The Alien Tort Statute Returns to the Supreme Court: International Law versus Law of the Hegemon?

As I have occasionally noted here at VC, this term the Supreme Court will hear an Alien Tort Statute case, the Kiobel case, in which a primary question is whether the ATS embraces a theory of corporate liability.  The Supreme Court presumably took the case because of a circuit split that has arisen over the corporate liability question, and perhaps because of a sense that the exceedingly vague guidance of its last visit to the ATS, the Sosa decision, left many crucial items open.

The case has attracted intense interest among outsiders, professors particularly – 19 amicus briefs filed on behalf of plaintiffs, and 16 on behalf of defendant corporations. (I signed one, despite my general reservations about scholars’ amicus briefs (drawing upon Richard Fallon’s article, which I have blogged about here at VC, including a response by Amanda Frost), mostly because I know this subject matter very well and believed that if called upon, I could have drafted the brief I signed myself.)

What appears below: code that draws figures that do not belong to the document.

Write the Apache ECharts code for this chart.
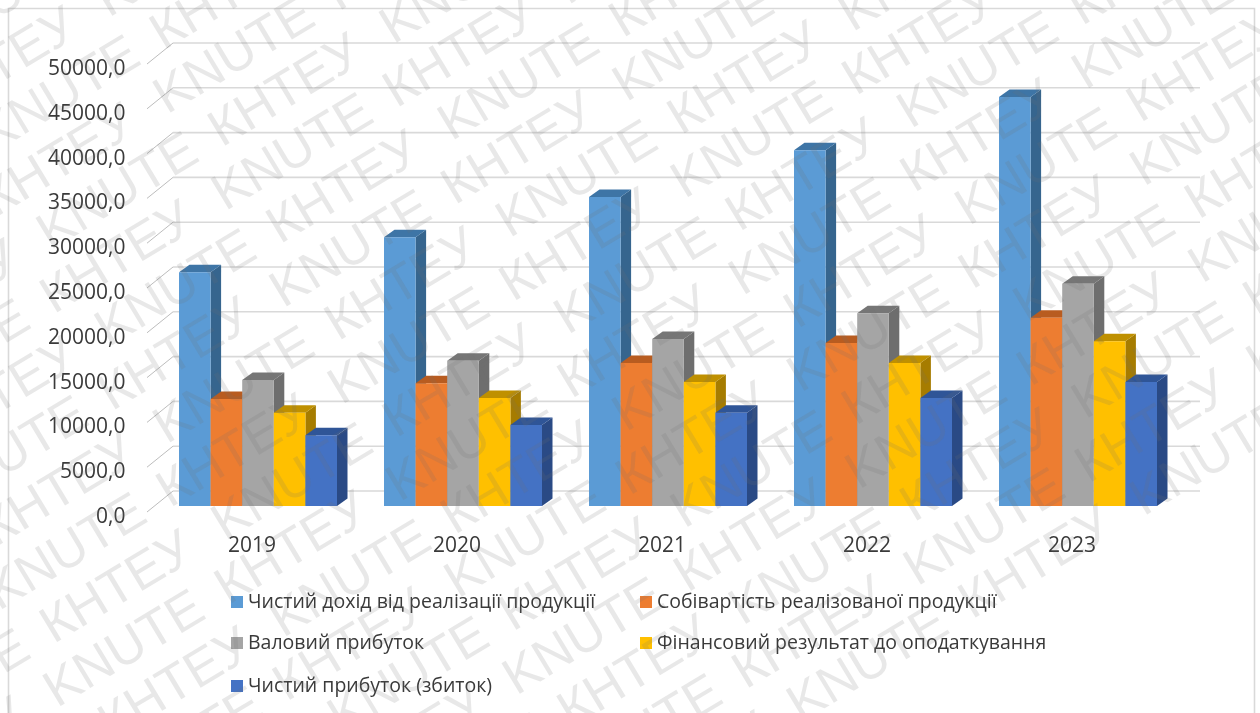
<!DOCTYPE html>
<html>
<head>
<meta charset="utf-8">
<style>html,body{margin:0;padding:0;background:#fff}#c{width:1260px;height:713px;filter:blur(0.45px)}</style>
<script src="https://cdn.jsdelivr.net/npm/echarts@6/dist/echarts.min.js"></script>
</head>
<body>
<div id="c"></div>
<script>
const years = ['2019','2020','2021','2022','2023'];
const netRevenue = [26100,30000,34500,39700,45650];
const costOfSales = [11950,13700,15950,18200,21000];
const grossProfit = [14050,16200,18650,21500,24800];
const pretaxResult = [10400,12050,13850,15950,18400];
const netProfit = [7900,9050,10400,12050,13850];
const yTicks = [0,5000,10000,15000,20000,25000,30000,35000,40000,45000,50000];
const seriesNames = ['Чистий дохід від реалізації продукції','Собівартість реалізованої продукції','Валовий прибуток','Фінансовий результат до оподаткування','Чистий прибуток (збиток)'];
const seriesValues = [netRevenue,costOfSales,grossProfit,pretaxResult,netProfit];
const frontColors = ['#5B9BD5','#ED7D31','#A5A5A5','#FFC000','#4472C4'];
const sideColors = ['#36658E','#8F4D1F','#6E6E6E','#A67C00','#2A4A85'];
const topColors = ['#3E75A6','#B85C20','#767676','#BF9000','#2F5597'];
const watermarkWords = ['KNUTE','КНТЕУ'];

const FONT = '"Open Sans", sans-serif';
const TEXT = '#3a3a3a';
const dx = 10.5, dy = 7.5, groupShare = 158/205;

function barItem(idx){
  return function(params, api){
    const c = api.coord([api.value(0), api.value(1)]);
    const base = api.coord([api.value(0), 0]);
    const band = api.size([1,0])[0];
    const w = band*groupShare/5;
    const x0 = c[0]-band*groupShare/2+idx*w, x1 = x0+w, yt = c[1], yb = base[1];
    return {type:'group',children:[
      {type:'polygon',shape:{points:[[x1,yb],[x1+dx,yb-dy],[x1+dx,yt-dy],[x1,yt]]},style:{fill:sideColors[idx]}},
      {type:'polygon',shape:{points:[[x0,yt],[x0+dx,yt-dy],[x1+dx,yt-dy],[x1,yt]]},style:{fill:topColors[idx]}},
      {type:'rect',shape:{x:x0,y:yt,width:w,height:yb-yt},style:{fill:frontColors[idx]}}
    ]};
  };
}
function gridItem(params, api){
  const y = api.coord([0, api.value(1)])[1];
  const cs = params.coordSys;
  const xf = cs.x-8.5, xb = cs.x+17.5, xr = cs.x+cs.width+19.5;
  return {type:'group',children:[
    {type:'polyline',shape:{points:[[xf,y+6],[xb,y-15]]},style:{stroke:'#bdbdbd',lineWidth:1,fill:'none'}},
    {type:'line',shape:{x1:xb,y1:y-15,x2:xr,y2:y-15},style:{stroke:'#d9d9d9',lineWidth:1.6}}
  ]};
}

const wmEls = [];
const wmAngle = 31*Math.PI/180, wmPeriod = 400, wmRow = 56.5;
for(let r=-8;r<16;r++){
  const odd = ((r%2)+2)%2;
  const start = odd ? 114 : 84;
  const first = odd ? 1 : 0;
  for(let k=-10;k<16;k++){
    const along = start + k*wmPeriod/2, across = 170 + r*wmRow;
    const x = along*Math.cos(wmAngle)+across*Math.sin(wmAngle);
    const y = -along*Math.sin(wmAngle)+across*Math.cos(wmAngle);
    if(x<-220||x>1400||y<-150||y>860) continue;
    const word = watermarkWords[(((k%2)+2)%2 + first)%2];
    wmEls.push({type:'text',x:x,y:y,rotation:wmAngle,silent:true,z:1000,
      style:{text:word,font:'52px "Liberation Sans", Arial, sans-serif',fill:'rgba(110,110,110,0.16)',verticalAlign:'middle',align:'left'}});
  }
}

const legendCells = [[231,602],[640,602],[231,643],[640,643],[231,686]];
const chart = echarts.init(document.getElementById('c'),null,{renderer:'canvas'});
chart.setOption({
  animation:false,
  backgroundColor:'#fff',
  grid:[
    {left:155.5,top:58,width:1025,height:448},
    {left:155.5,top:69,width:1025,height:448}
  ],
  xAxis:[
    {type:'category',data:years,axisLine:{show:false},axisTick:{show:false},splitLine:{show:false},
      axisLabel:{margin:30,color:TEXT,fontFamily:FONT,fontSize:21,padding:[0,12,0,0]}},
    {type:'category',gridIndex:1,data:years,show:false}
  ],
  yAxis:[
    {type:'value',min:0,max:50000,interval:5000,axisLine:{show:false},axisTick:{show:false},splitLine:{show:false},axisLabel:{show:false}},
    {type:'value',gridIndex:1,min:0,max:50000,interval:5000,axisLine:{show:false},axisTick:{show:false},splitLine:{show:false},
      axisLabel:{margin:30,color:TEXT,fontFamily:FONT,fontSize:21,formatter:v=>v.toFixed(1).replace('.',',')}}
  ],
  legend:seriesNames.map((n,i)=>({
    data:[n],left:legendCells[i][0],top:legendCells[i][1]-10,padding:0,itemWidth:12,itemHeight:12,icon:'rect',
    selectedMode:false,textStyle:{color:TEXT,fontFamily:FONT,fontSize:19.5,lineHeight:20}
  })),
  graphic:{elements:[
    {type:'rect',shape:{x:8.5,y:8.5,width:1246,height:720},style:{fill:'none',stroke:'#d9d9d9',lineWidth:1.6},z:1},
    ...wmEls
  ]},
  series:[
    {type:'custom',name:'grid',z:1,silent:true,clip:false,renderItem:gridItem,encode:{x:0,y:1},data:yTicks.map(v=>[0,v])},
    ...seriesNames.map((n,i)=>({
      type:'custom',name:n,z:3,clip:false,silent:true,renderItem:barItem(i),encode:{x:0,y:1},
      itemStyle:{color:frontColors[i]},
      data:seriesValues[i].map((v,j)=>[j,v])
    }))
  ]
});
</script>
</body>
</html>
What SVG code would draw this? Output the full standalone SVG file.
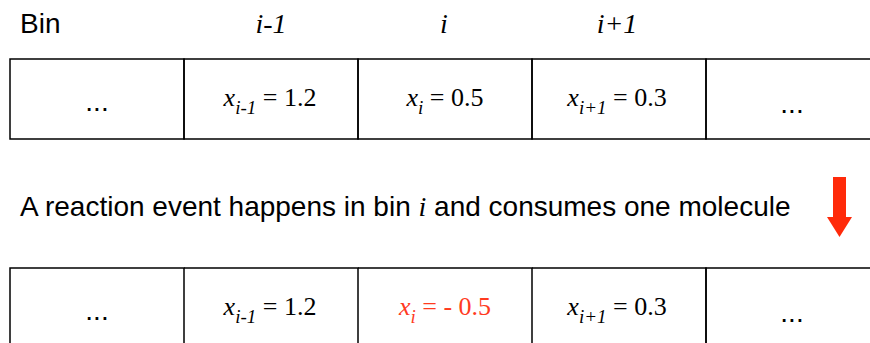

Former DOS Legal Advisor John Bellinger writes at Lawfare that the governments of Germany, the UK, and the Netherlands have filed amicus briefs in support of corporate defendant Shell Oil; the Obama administration filed a brief in support of plaintiffs.  (His post at Lawfare provides links to most of the briefs or the ABA site with amicus brief links.)

Here is what I wish could be got in front of the justices. (I am not a litigator, so I don’t pretend to know how one would frame this substantive point in a way so as to put it in a brief.)  The basic question is whether the ATS is a statute about international law or whether it is instead a statute that enforces something we might call the “law of the hegemon.”  The District Courts have been told, and seem largely to believe, that what they do by way of a universal jurisdiction statute – allowing foreigners to sue foreigners in tort for conduct taking place entirely outside of the United States or having any connection to it save through the ATS itself – as civil law remedies against juridical persons is a faithful expression of international law.  I – along with the foreign governments filing amicus briefs – would beg to differ.  There is no regime of international civil liability, nor is there liability for juridical persons; many fine scholars disagree, of course, and you can find their views in the amicus briefs supporting the plaintiffs.

A better explanation of the ATS as it is currently instantiated is that it is the law of the hegemon, masquerading as international law.  It is US law of tort and civil liability, and the US law of corporate liability, extended by US statute to encompass all actors worldwide and universally.  The standards laid down in Sosa – even leaving aside the questions of corporate liability or universal civil jurisdiction – are thoroughly US-centric.  They require that “international law” be interpreted through the lens of a 200+ year old American statute consisting of one sentence; look to historical interpretations of what Congress might have intended about international law of the day in order to tell the District Courts how to interpret today’s international law; impose American law notions of prudential restraint by courts that are driven in considerable part by domestic law separation of powers concerns, not international law as such even though those concerns establish what “international law” is available for deployment; use American concepts of civil and corporate liability to fill in “gaps” in international law; and perhaps most strikingly, look to American courts as the precedential authority on how to interpret international law.

That, it seems to me, is what a hegemon does when simply carrying its law to the rest of the world.  It is also what a legal system does when what matters to it is its “internal” legitimacy – its fidelity to its own hierarchy of authority and interpretation.  I want American courts to remain internally faithful to their distinct hierarchy of Constitutional legitimacy; yet this is not how the “doctrine of sources,” even in a loose sense, operates in international law.  And while I’m not un-attracted by US hegemony, to be sure, and while I’m also not entirely convinced of the universality of international law, either – still, even a semi-skeptic like me does think it a mistake to confuse “hegemonic law” with “international law.”

A mistake, that is, if for no other reason than that the hegemon seems somewhat in decline.  (“Ne serait-ce point une Amerique lasse de son metier?” as Stendhal (might have) put it.)  Does one really think that the federal judiciary, without further instruction from the Congress, ought to set the terms for how China’s corporations behave in Africa, lacking further connection to the United States on any traditional basis of jurisdiction? I’m all for American hegemony, but in today’s world, even I think it a bridge too far – and quite ungrounded in international law as such.

How one gets that concern in front of the Supreme Court, I have not the faintest idea.  But I do think it is the overarching intellectual and political question at stake.